> _Goal of the exercise_: Tally every line of the listing where the string "script" is found, and state the total alone.

Entries with chart source code
^^^^^^^^^^^^^^^^
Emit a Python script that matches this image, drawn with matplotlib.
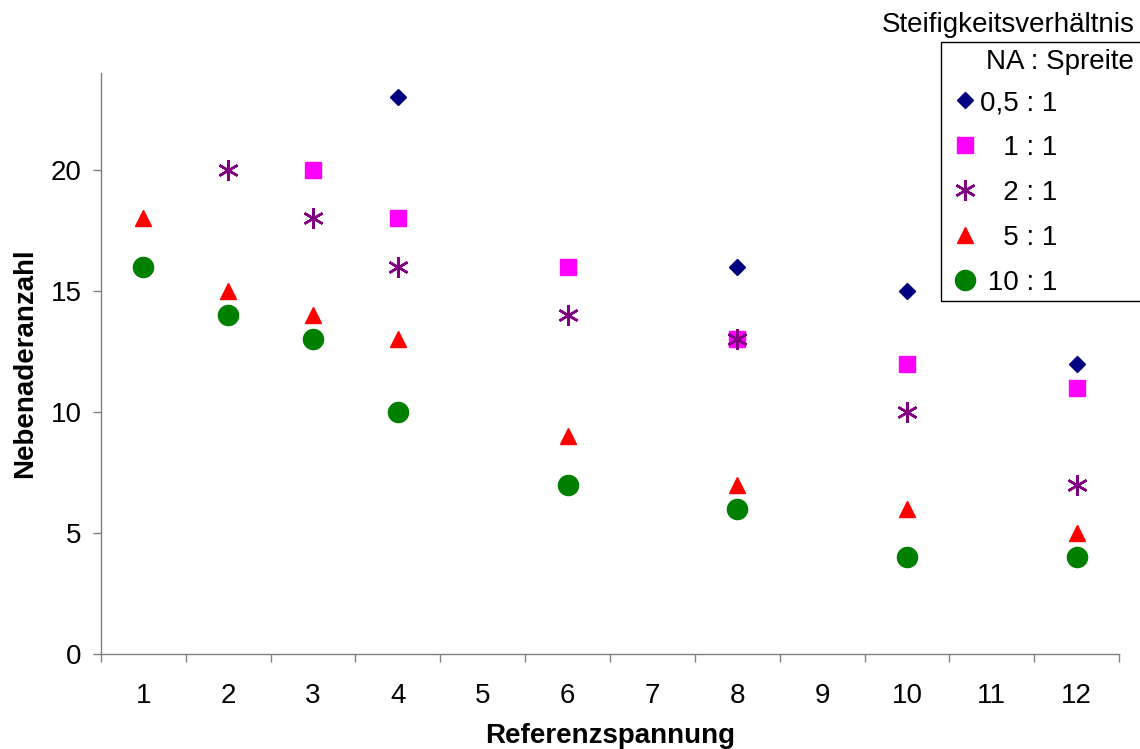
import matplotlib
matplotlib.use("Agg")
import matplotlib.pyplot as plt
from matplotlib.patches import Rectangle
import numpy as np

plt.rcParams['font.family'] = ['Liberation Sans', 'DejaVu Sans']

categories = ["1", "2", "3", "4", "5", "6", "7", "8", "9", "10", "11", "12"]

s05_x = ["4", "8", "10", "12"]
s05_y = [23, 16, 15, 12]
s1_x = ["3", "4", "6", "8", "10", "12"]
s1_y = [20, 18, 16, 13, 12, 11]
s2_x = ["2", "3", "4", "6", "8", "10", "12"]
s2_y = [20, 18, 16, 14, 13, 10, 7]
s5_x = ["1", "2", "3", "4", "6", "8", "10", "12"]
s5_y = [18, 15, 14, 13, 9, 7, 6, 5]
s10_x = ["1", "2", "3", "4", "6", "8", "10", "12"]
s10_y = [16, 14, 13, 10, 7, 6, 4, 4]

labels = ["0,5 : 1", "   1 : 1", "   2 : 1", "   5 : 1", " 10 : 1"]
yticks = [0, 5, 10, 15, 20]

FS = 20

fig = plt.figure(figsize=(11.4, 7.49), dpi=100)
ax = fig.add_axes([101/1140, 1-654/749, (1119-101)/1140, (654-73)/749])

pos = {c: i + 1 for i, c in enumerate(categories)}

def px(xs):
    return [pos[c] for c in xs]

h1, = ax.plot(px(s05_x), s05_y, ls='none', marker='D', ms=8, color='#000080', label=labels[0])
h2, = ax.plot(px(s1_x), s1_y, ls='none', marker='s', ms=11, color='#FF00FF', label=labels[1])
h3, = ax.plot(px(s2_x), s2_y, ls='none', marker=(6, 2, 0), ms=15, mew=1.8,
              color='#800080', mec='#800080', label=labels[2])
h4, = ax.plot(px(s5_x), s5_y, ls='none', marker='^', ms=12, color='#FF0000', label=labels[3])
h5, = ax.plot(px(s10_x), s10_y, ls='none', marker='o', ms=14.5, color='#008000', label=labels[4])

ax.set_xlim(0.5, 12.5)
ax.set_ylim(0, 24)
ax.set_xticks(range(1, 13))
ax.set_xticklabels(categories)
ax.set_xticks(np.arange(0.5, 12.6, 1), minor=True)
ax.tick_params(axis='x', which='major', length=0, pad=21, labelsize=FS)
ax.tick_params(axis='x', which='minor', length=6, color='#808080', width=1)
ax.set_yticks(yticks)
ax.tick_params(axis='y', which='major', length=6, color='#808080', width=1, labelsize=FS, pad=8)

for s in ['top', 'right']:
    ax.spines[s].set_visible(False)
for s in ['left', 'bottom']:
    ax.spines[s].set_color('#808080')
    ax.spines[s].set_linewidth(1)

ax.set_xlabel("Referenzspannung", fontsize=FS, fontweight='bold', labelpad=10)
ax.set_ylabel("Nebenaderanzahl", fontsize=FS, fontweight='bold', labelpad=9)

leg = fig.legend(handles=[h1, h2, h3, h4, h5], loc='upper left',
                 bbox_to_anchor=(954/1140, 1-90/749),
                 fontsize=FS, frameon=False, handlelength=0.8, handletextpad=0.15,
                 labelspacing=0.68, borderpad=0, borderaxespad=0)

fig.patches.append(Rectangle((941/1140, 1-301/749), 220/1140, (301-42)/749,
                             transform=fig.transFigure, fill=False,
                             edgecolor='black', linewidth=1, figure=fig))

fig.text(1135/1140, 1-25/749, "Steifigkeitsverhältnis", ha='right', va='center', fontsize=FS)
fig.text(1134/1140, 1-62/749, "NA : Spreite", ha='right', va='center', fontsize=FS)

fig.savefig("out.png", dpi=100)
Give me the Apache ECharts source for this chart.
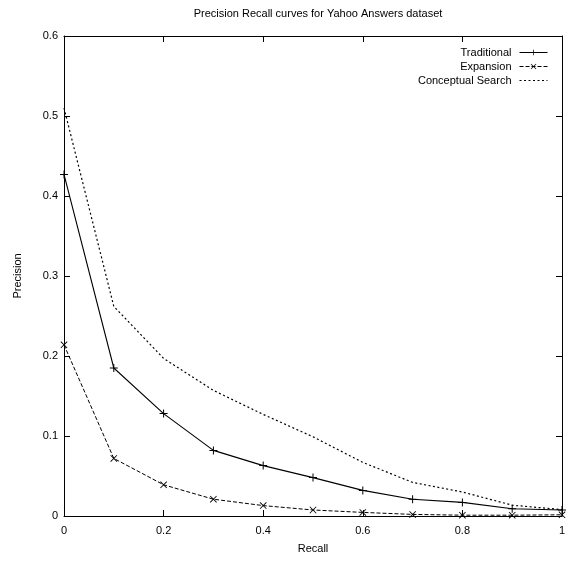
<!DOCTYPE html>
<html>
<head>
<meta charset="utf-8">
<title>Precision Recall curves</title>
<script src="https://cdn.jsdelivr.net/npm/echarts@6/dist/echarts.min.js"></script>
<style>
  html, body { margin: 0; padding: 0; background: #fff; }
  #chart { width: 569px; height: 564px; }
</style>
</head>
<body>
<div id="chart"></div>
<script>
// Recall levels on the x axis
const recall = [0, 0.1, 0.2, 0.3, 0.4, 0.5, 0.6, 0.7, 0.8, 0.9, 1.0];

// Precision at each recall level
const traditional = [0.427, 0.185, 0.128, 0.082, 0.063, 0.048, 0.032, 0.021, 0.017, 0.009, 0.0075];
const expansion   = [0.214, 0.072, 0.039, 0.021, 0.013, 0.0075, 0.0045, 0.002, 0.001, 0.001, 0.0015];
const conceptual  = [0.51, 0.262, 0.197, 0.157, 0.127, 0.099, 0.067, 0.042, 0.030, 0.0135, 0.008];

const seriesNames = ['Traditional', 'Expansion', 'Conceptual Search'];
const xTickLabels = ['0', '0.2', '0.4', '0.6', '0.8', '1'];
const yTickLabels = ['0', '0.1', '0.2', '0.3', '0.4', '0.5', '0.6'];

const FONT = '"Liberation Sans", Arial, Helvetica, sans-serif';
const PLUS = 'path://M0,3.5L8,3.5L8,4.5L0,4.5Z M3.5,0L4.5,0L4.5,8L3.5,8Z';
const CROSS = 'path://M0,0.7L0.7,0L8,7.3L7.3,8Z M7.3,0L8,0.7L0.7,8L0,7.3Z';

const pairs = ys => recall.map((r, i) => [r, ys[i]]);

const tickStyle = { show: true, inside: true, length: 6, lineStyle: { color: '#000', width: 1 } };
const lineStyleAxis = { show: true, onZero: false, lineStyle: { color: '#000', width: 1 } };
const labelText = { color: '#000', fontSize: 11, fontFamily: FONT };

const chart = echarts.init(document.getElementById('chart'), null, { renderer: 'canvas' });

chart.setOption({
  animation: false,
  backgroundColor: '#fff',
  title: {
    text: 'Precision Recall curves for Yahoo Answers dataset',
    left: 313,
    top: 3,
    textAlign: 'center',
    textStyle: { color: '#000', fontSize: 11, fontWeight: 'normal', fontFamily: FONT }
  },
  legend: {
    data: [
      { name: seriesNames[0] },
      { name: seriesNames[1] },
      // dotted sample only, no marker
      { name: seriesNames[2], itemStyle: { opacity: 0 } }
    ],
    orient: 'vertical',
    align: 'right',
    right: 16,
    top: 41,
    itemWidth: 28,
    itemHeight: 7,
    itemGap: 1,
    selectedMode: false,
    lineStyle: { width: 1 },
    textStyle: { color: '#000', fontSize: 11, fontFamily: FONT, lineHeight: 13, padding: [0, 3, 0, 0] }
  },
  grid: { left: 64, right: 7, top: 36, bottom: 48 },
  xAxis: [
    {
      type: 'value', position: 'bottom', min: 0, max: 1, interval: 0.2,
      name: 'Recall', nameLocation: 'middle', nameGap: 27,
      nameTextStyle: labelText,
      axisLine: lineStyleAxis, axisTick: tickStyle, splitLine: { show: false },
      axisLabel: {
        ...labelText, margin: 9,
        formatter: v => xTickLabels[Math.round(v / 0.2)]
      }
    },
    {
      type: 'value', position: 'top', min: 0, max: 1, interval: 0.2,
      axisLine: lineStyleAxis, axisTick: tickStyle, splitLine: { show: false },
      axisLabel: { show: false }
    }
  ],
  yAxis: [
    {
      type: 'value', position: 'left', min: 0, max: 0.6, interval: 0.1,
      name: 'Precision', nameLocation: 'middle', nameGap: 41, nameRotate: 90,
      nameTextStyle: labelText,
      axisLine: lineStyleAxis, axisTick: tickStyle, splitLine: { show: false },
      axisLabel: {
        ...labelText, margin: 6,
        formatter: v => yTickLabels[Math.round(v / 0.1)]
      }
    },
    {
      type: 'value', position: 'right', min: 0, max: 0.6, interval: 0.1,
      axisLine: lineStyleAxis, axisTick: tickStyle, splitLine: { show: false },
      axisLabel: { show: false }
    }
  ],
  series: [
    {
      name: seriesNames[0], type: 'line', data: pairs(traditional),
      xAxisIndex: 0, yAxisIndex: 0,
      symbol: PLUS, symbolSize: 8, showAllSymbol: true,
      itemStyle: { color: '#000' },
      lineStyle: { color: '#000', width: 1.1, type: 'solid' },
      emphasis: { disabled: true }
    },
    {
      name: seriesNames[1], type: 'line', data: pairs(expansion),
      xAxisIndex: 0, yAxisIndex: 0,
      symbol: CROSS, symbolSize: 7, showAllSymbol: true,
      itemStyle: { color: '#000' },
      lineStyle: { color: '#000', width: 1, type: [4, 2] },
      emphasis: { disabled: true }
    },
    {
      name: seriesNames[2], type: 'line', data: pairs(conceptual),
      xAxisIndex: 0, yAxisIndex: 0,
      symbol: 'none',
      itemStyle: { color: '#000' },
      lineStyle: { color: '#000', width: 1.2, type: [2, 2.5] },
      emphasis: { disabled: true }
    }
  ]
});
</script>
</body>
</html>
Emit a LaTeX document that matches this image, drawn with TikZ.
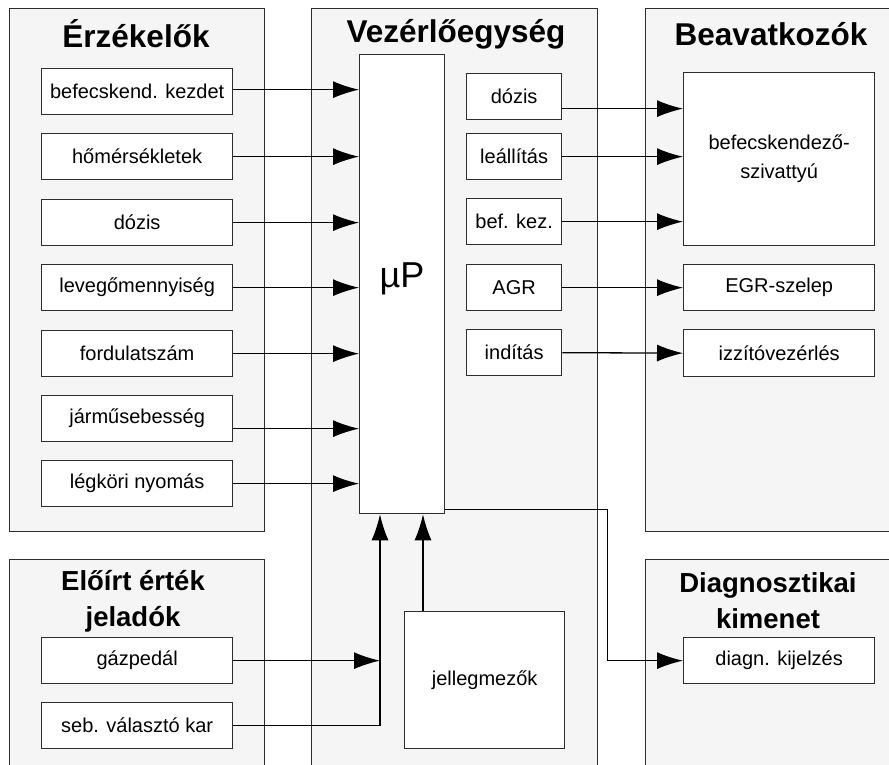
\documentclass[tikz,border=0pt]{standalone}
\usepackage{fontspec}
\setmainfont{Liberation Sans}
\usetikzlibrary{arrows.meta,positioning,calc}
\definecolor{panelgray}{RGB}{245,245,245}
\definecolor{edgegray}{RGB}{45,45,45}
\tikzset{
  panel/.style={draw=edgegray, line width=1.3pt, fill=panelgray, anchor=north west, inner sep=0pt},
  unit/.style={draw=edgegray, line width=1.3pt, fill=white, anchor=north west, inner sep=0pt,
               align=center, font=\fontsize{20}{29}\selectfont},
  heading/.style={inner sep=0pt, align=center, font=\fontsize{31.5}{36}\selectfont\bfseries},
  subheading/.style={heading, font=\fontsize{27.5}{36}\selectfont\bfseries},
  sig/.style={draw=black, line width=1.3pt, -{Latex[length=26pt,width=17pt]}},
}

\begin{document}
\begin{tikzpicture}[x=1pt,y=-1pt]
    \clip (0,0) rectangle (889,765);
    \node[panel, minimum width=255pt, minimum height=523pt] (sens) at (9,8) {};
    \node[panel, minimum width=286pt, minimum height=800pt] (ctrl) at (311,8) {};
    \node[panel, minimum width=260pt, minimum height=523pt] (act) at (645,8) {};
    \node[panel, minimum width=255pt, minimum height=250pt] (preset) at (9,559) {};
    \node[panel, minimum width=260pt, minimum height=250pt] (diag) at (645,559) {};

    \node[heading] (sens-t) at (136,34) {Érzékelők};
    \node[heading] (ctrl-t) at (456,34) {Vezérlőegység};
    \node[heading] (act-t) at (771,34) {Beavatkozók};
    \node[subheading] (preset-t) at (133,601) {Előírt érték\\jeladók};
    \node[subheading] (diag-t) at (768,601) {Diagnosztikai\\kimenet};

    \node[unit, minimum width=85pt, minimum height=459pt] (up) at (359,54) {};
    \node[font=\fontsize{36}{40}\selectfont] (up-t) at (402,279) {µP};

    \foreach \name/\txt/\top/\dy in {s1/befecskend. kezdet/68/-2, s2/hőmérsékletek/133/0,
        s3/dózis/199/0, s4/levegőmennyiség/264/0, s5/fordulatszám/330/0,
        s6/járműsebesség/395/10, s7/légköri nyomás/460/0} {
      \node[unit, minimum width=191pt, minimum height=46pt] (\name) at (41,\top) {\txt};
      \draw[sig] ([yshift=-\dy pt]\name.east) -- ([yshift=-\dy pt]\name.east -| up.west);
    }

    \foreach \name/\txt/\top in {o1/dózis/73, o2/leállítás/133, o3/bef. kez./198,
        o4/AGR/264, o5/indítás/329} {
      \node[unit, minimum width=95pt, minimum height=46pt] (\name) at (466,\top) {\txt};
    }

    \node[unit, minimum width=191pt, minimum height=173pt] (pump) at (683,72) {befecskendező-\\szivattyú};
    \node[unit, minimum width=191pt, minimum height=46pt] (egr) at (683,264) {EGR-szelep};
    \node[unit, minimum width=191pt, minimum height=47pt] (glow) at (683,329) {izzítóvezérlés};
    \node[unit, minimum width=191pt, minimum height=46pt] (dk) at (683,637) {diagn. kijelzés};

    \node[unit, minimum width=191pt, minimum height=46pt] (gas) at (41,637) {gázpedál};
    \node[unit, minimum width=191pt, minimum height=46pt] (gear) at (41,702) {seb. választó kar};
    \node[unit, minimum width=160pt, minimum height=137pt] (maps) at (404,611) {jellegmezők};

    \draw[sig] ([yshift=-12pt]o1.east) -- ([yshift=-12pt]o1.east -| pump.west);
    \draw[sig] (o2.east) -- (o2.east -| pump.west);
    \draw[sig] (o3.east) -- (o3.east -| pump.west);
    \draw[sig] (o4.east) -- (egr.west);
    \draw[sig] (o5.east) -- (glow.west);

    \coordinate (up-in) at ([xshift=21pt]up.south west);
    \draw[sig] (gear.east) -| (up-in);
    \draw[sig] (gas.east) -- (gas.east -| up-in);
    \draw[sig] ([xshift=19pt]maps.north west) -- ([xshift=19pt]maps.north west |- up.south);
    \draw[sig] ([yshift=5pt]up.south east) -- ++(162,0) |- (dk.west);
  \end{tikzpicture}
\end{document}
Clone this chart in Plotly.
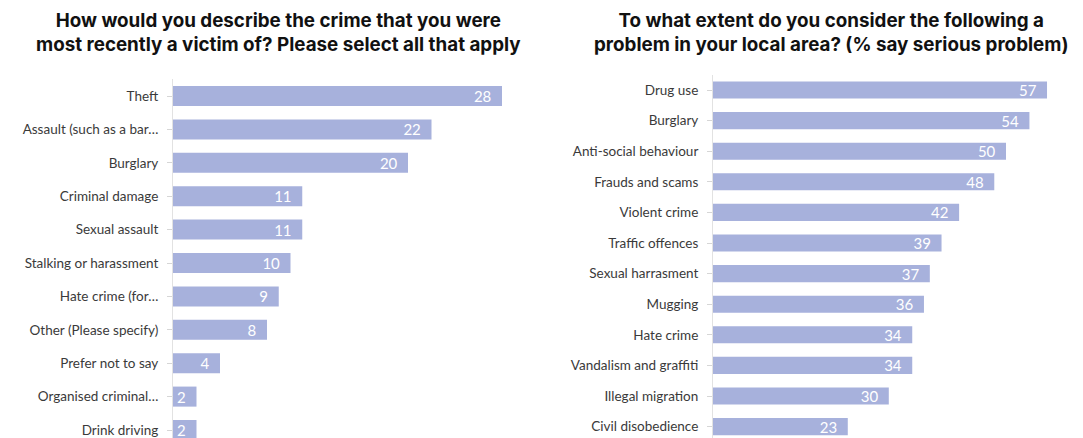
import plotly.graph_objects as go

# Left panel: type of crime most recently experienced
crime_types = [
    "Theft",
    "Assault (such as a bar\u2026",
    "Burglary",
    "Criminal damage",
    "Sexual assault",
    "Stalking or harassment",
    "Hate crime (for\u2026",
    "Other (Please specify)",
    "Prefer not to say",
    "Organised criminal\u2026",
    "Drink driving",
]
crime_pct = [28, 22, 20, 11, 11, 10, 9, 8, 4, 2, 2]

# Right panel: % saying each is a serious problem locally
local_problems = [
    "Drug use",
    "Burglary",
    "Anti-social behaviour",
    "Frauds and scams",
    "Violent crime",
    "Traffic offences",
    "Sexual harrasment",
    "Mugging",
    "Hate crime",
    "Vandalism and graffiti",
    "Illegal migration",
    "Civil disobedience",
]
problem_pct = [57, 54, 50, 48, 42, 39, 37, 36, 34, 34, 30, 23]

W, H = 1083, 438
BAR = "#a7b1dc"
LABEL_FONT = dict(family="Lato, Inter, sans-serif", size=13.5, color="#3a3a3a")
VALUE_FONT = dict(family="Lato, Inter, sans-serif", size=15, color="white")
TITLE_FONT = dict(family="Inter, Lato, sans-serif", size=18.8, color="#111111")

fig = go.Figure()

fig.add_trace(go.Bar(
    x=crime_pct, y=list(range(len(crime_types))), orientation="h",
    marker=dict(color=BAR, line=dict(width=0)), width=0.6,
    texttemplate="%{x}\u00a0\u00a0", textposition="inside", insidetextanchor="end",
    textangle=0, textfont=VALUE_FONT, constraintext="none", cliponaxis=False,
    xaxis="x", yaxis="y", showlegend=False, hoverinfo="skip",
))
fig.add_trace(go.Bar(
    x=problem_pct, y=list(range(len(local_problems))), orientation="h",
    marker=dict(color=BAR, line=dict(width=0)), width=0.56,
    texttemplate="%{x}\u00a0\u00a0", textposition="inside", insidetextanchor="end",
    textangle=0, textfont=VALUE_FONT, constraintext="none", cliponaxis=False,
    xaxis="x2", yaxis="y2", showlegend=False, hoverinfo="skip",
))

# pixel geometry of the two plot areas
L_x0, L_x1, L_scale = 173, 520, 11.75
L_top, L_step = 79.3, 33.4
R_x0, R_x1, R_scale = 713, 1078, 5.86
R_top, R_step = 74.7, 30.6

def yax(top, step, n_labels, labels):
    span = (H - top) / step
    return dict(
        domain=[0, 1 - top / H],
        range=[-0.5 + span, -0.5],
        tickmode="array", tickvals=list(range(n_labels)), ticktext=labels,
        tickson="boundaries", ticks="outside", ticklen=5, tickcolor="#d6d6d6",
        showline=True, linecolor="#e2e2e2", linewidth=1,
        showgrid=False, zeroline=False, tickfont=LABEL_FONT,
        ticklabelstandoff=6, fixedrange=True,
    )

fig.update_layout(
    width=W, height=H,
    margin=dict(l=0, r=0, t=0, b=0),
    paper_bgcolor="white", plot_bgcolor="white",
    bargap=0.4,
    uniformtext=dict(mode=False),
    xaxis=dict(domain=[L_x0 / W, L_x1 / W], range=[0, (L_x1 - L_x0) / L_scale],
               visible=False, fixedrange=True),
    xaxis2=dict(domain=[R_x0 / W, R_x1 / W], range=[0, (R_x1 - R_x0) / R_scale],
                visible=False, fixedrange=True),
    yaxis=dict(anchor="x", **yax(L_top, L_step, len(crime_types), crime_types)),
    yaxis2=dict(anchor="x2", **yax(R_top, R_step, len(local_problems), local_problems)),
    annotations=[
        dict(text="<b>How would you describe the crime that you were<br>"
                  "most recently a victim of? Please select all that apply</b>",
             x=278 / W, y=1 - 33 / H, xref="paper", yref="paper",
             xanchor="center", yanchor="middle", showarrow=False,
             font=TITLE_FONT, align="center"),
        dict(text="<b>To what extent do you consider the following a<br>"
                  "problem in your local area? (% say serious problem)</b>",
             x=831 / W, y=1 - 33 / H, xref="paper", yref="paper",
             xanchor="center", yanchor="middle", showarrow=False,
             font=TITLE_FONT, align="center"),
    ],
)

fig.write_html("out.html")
^^^^^^^^^^^^^^^^
> _Answer to the exercise_: 4